To think otherwise is to be as gullible as Charlie Brown when he runs for the football that Lucy has once again promised to hold in place for him.
What is surprising is that McConnell has telegraphed his intentions just weeks before 2018 Senate and House elections, revealing precisely the calculus that Democrats such as Massachusetts Senator Elizabeth Warren have warned about:
Step 1: GOP explodes the deficit with $1.5 trillion in tax giveaways to wealthy donors.
Step 2: GOP uses the deficit they created as an excuse to slash Social Security and Medicare.
For Americans who do not want to spend the next several years dancing to what Warren describes as McConnell’s “shameless and destructive two-step”—a manufactured crisis followed by debates about cuts and privatization—there is an alternative.
That alternative is to take the Senate away from McConnell. Smart Democrats have already made this connection. Ohio Senator Sherrod Brown, whose 2018 reelection run has provided a model for how to upend GOP strategies in red states, responded to McConnell by putting the pieces together: “In case there was any question about how Washington Republicans planned to pay for their corporate tax cuts.… The bottom line: they’re trying to steal the money Ohioans have paid into Medicare and Social Security to fill the hole they’re blowing in the deficit.”
Social Security Works Executive Director Alex Lawson is already on the road, going into states with competitive Senate races and asking the essential question: Do Republican candidates agree with McConnell on shredding the safety net? The group knows the answer: “If Republican politicians and the donors who own them retain full control of Congress this November, they are determined to destroy Social Security, Medicare, and Medicaid.”
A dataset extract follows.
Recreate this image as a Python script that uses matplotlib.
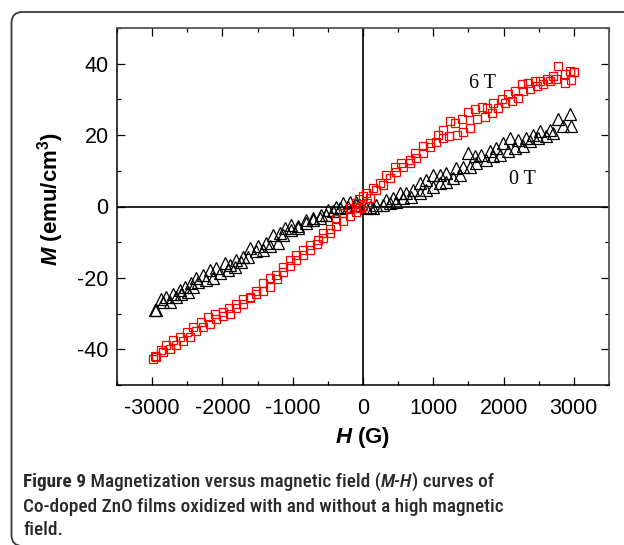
import matplotlib
matplotlib.use("Agg")
import matplotlib.pyplot as plt
from matplotlib import font_manager
from matplotlib.path import Path
from matplotlib.patches import PathPatch
from matplotlib import transforms
from matplotlib.ticker import MultipleLocator

# ---------------- data ----------------
h6_down = [3000, 2944, 2880, 2774, 2702, 2617, 2517, 2446, 2346, 2260, 2160, 2061, 1975, 1847, 1761,
           1690, 1590, 1490, 1405, 1305, 1234, 1139, 1068, 949, 854, 736, 664, 546, 451, 332,
           237, 142, 47, 0, -50, -95, -190, -285, -380, -475, -570, -641, -750, -854, -950,
           -1044, -1140, -1234, -1330, -1424, -1520, -1614, -1710, -1803, -1900, -1993, -2100,
           -2207, -2310, -2420, -2510, -2610, -2700, -2800, -2880, -2966]
m6_down = [37.8, 37.9, 37.0, 39.3, 36.5, 35.6, 35.1, 35.1, 34.7, 34.2, 32.3, 31.4, 30.0, 29.1, 27.7,
           28.0, 27.2, 26.6, 24.4, 23.5, 23.9, 21.5, 20.1, 17.8, 16.9, 15.0, 13.1, 12.2, 11.2, 8.9,
           6.6, 5.2, 3.7, 3.0, 2.0, 0.9, -0.5, -1.9, -3.5, -6.2, -7.5, -9.4, -10.8, -12.2, -13.6,
           -15.0, -17.0, -19.2, -20.0, -21.5, -23.6, -25.3, -26.0, -27.2, -28.5, -29.5, -30.2,
           -30.9, -32.4, -33.7, -35.2, -36.5, -37.5, -38.9, -40.2, -42.0]
h6_up = [-2990, -2943, -2848, -2750, -2658, -2560, -2468, -2370, -2278, -2180, -2088, -1990, -1898,
         -1800, -1709, -1610, -1519, -1420, -1329, -1230, -1139, -1040, -949, -850, -759, -660,
         -570, -470, -380, -280, -190, -100, -40, 0, 50, 100, 190, 280, 380, 470, 570, 664, 760,
         850, 950, 1040, 1139, 1230, 1333, 1419, 1519, 1619, 1733, 1833, 1918, 2018, 2118, 2203,
         2275, 2374, 2474, 2560, 2660, 2753, 2873, 2960, 3000]
m6_up = [-42.6, -42.2, -40.7, -39.9, -38.9, -37.6, -36.5, -35.0, -33.7, -32.8, -31.4, -30.8, -30.0,
         -28.4, -27.2, -25.6, -24.4, -23.6, -22.5, -20.2, -18.3, -16.6, -15.0, -13.5, -12.2, -10.5,
         -8.9, -7.3, -5.6, -4.0, -2.8, -1.5, -0.5, 0.2, 1.0, 2.5, 4.7, 6.0, 8.0, 9.6, 11.0, 12.2, 13.5,
         15.0, 16.8, 18.0, 19.2, 19.8, 20.1, 21.0, 22.1, 24.4, 25.2, 26.3, 27.7, 29.1, 29.5, 30.4,
         32.3, 32.8, 33.7, 34.2, 35.1, 35.6, 34.7, 35.5, 37.6]

h0_down = [2943, 2776, 2658, 2515, 2420, 2326, 2200, 2088, 1993, 1898, 1804, 1685, 1590, 1495, 1424,
           1329, 1187, 1092, 997, 902, 807, 712, 617, 522, 427, 332, 190, 95, -95, -190,
           -285, -380, -498, -593, -712, -807, -925, -1020, -1115, -1187, -1281, -1376, -1495,
           -1614, -1709, -1804, -1898, -1970, -2088, -2183, -2278, -2373, -2444, -2539, -2610,
           -2705, -2800, -2871, -2966]
m0_down = [25.8, 24.4, 21.5, 21.1, 20.1, 19.2, 18.5, 19.2, 17.8, 16.4, 15.5, 14.5, 14.1, 15.0, 11.2,
           10.8, 9.4, 8.9, 8.9, 7.5, 6.6, 4.7, 3.7, 3.7, 2.3, 1.9, 0.5, 0.0, 1.4, 1.4,
           0.9, 0.0, -0.9, -2.3, -3.3, -3.7, -5.6, -5.2, -6.1, -7.5, -8.0, -10.3, -11.2,
           -11.7, -14.1, -15.0, -16.4, -15.9, -17.3, -17.8, -19.2, -20.1, -21.5, -22.5, -23.4,
           -24.4, -25.3, -25.8, -29.0]
h0_up = [-2943, -2848, -2753, -2658, -2587, -2492, -2420, -2349, -2231, -2136, -2041, -1922, -1827,
         -1732, -1637, -1519, -1424, -1329, -1210, -1139, -1020, -925, -807, -712, -617, -522,
         -427, -332, -214, -95, 47, 142, 285, 380, 475, 570, 688, 807, 902, 997, 1092, 1187,
         1281, 1376, 1519, 1614, 1756, 1851, 1946, 2064, 2160, 2278, 2373, 2492, 2610, 2705,
         2848, 2966]
m0_up = [-29.0, -26.7, -26.7, -25.3, -24.4, -23.9, -22.5, -21.1, -20.6, -20.1, -18.7, -17.8, -16.9,
         -15.5, -14.1, -12.6, -12.2, -11.2, -10.3, -8.0, -6.6, -6.1, -4.7, -3.7, -3.3, -2.3,
         -1.4, -0.5, 0.0, 0.5, -0.5, -0.5, 0.5, 0.9, 1.4, 2.3, 2.8, 3.7, 4.7, 5.6, 6.6, 7.0,
         8.0, 8.9, 11.2, 12.2, 13.1, 14.1, 14.5, 15.5, 16.4, 16.9, 18.3, 19.2, 19.7, 20.6,
         22.5, 22.5]

xticks = [-3000, -2000, -1000, 0, 1000, 2000, 3000]
yticks = [-40, -20, 0, 20, 40]
label_6T = "6 T"
label_0T = "0 T"
caption_lines = [
    [("Figure 9", "bold", "normal"), (" Magnetization versus magnetic field (", "normal", "normal"),
     ("M-H", "normal", "italic"), (") curves of", "normal", "normal")],
    [("Co-doped ZnO films oxidized with and without a high magnetic", "normal", "normal")],
    [("field.", "normal", "normal")],
]

# ---------------- fonts ----------------
names = {f.name for f in font_manager.fontManager.ttflist}
cap_font = "Liberation Sans Narrow" if "Liberation Sans Narrow" in names else (
    "Roboto Condensed" if "Roboto Condensed" in names else "Liberation Sans")
sans = "Liberation Sans"
serif = "Liberation Serif"

plt.rcParams["mathtext.fontset"] = "custom"
plt.rcParams["mathtext.rm"] = sans
plt.rcParams["mathtext.it"] = sans + ":italic"
plt.rcParams["mathtext.bf"] = sans + ":bold"
plt.rcParams["mathtext.bfit"] = sans + ":italic:bold"
plt.rcParams["font.family"] = [sans, "DejaVu Sans"]

W, H = 624, 545
fig = plt.figure(figsize=(W / 100, H / 100), dpi=100)

# frame (image pixel coordinates, y downward)
pix = transforms.Affine2D().scale(1.0 / W, -1.0 / H).translate(0, 1) + fig.transFigure
L, T, B, R, r = 11.5, 12.0, 546.0, 700.0, 11.0
verts = [(R, T), (L + r, T), (L, T), (L, T + r), (L, B - r), (L, B), (L + r, B), (R, B)]
codes = [Path.MOVETO, Path.LINETO, Path.CURVE3, Path.CURVE3, Path.LINETO, Path.CURVE3, Path.CURVE3,
         Path.LINETO]
frame = PathPatch(Path(verts, codes), transform=pix, fill=False, edgecolor="#3a3a3a", linewidth=1.3)
fig.add_artist(frame)

ax = fig.add_axes([117 / W, 1 - 385 / H, (609 - 117) / W, (385 - 28) / H])
ax.set_xlim(-3500, 3500)
ax.set_ylim(-50, 50)

ax.axhline(0, color="black", lw=1.2, zorder=1)
ax.axvline(0, color="black", lw=1.2, zorder=1)

ax.plot(h0_down, m0_down, linestyle="none", marker="^", ms=8, mfc="none", mec="black", mew=0.9, zorder=2)
ax.plot(h0_up, m0_up, linestyle="none", marker="^", ms=8, mfc="none", mec="black", mew=0.9, zorder=2)
ax.plot(h6_down, m6_down, linestyle="none", marker="s", ms=6.4, mfc="none", mec="red", mew=0.9, zorder=3)
ax.plot(h6_up, m6_up, linestyle="none", marker="s", ms=6.4, mfc="none", mec="red", mew=0.9, zorder=3)

ax.set_xticks(xticks)
ax.set_xticklabels([str(v) for v in xticks])
ax.set_yticks(yticks)
ax.set_yticklabels([str(v) for v in yticks])
ax.xaxis.set_minor_locator(MultipleLocator(500))
ax.yaxis.set_minor_locator(MultipleLocator(10))
ax.tick_params(which="both", direction="in", top=True, right=True, labelsize=15.5, colors="black")
ax.tick_params(which="major", length=5.5, width=0.9)
ax.tick_params(which="minor", length=3, width=0.9)
ax.tick_params(axis="x", pad=9)
ax.tick_params(axis="y", pad=6)
for lab in ax.get_xticklabels() + ax.get_yticklabels():
    lab.set_fontfamily(sans)

for s in ["left", "bottom"]:
    ax.spines[s].set_linewidth(1.1)
    ax.spines[s].set_color("black")
for s in ["right", "top"]:
    ax.spines[s].set_linewidth(1.3)
    ax.spines[s].set_color("#555555")

ax.set_xlabel(r"$\mathbfit{H}$ (G)", fontsize=16, fontweight="bold")
ax.set_ylabel(r"$\mathbfit{M}$ (emu/cm$^{\mathbf{3}}$)", fontsize=16, fontweight="bold")
ax.xaxis.set_label_coords(0.5, -0.112)
ax.yaxis.set_label_coords(-0.103, 0.522)

ax.text(1705, 34.5, label_6T, family=serif, fontsize=14.5, ha="center", va="center")
ax.text(2275, 7.6, label_0T, family=serif, fontsize=14.5, ha="center", va="center")

# caption
fig.canvas.draw()
renderer = fig.canvas.get_renderer()
cap_col = "#2a2a2a"


def draw_caption(fs):
    objs = []
    widths = []
    baselines = [487, 512, 535]
    for line, yb in zip(caption_lines, baselines):
        x = 23.0
        for s, w, st in line:
            ww = "bold" if w == "bold" else "medium"
            t = fig.text(x / W, 1 - yb / H, s, fontsize=fs, fontweight=ww, fontstyle=st,
                         family=[cap_font, "DejaVu Sans"], color=cap_col, ha="left", va="baseline")
            bb = t.get_window_extent(renderer)
            x += bb.width
            objs.append(t)
        widths.append(x - 23.0)
    return objs, widths


objs, widths = draw_caption(14)
scale = 474.0 / widths[0]
for o in objs:
    o.remove()
draw_caption(14 * scale)

fig.savefig("out.png", dpi=100)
Defenders of these programs know that, no matter what politicians and pundits want to talk about, McConnell’s austerity threat has reframed the 2018 campaign in its final weeks. “Cable news might not be focused on McConnell’s plans to destroy Social Security, Medicare, and Medicaid but candidates around the country are,” argues Lawson. “This is what voters care about.”
Voters do care about saving Social Security, Medicare, and Medicaid. But they’re appropriately skeptical. They recognize that avoiding austerity will take more than an ephemeral blue wave. Rejecting McConnell is important. But rejecting the neoliberal mentality that has infected both major parties is equally important. No matter who is in charge of the next Congress, the austerity hawks will be hovering around it. The response to the threat posed by McConnell and his compatriots must combine absolute opposition to balancing budgets on the backs of the poor and absolute opposition to addressing deficits by assaulting the economic security of working families.
McConnell signaled in his Bloomberg interview that he wants to draw Democrats into his schemes. As always, he’s hoping that at least some congressional Democrats will embrace the “third-way” compromises that are invariably proposed by the “new Democrats” who put would attach a “D” to the indefensible agendas of Wall Street profiteers.
McConnell is talking about the need for bipartisanship to address the “crisis” he has created. But there can be no middle ground in this fight. There has to be clarity. Vermont Senator Bernie Sanders gets it right when he says, “Mitch McConnell wants to cut Social Security, Medicare, and Medicaid to pay for Republicans’ massive giveaway to the rich and large corporations. Enough! The American people must stand up and make clear to McConnell that we will expand, not cut, programs working people rely on.”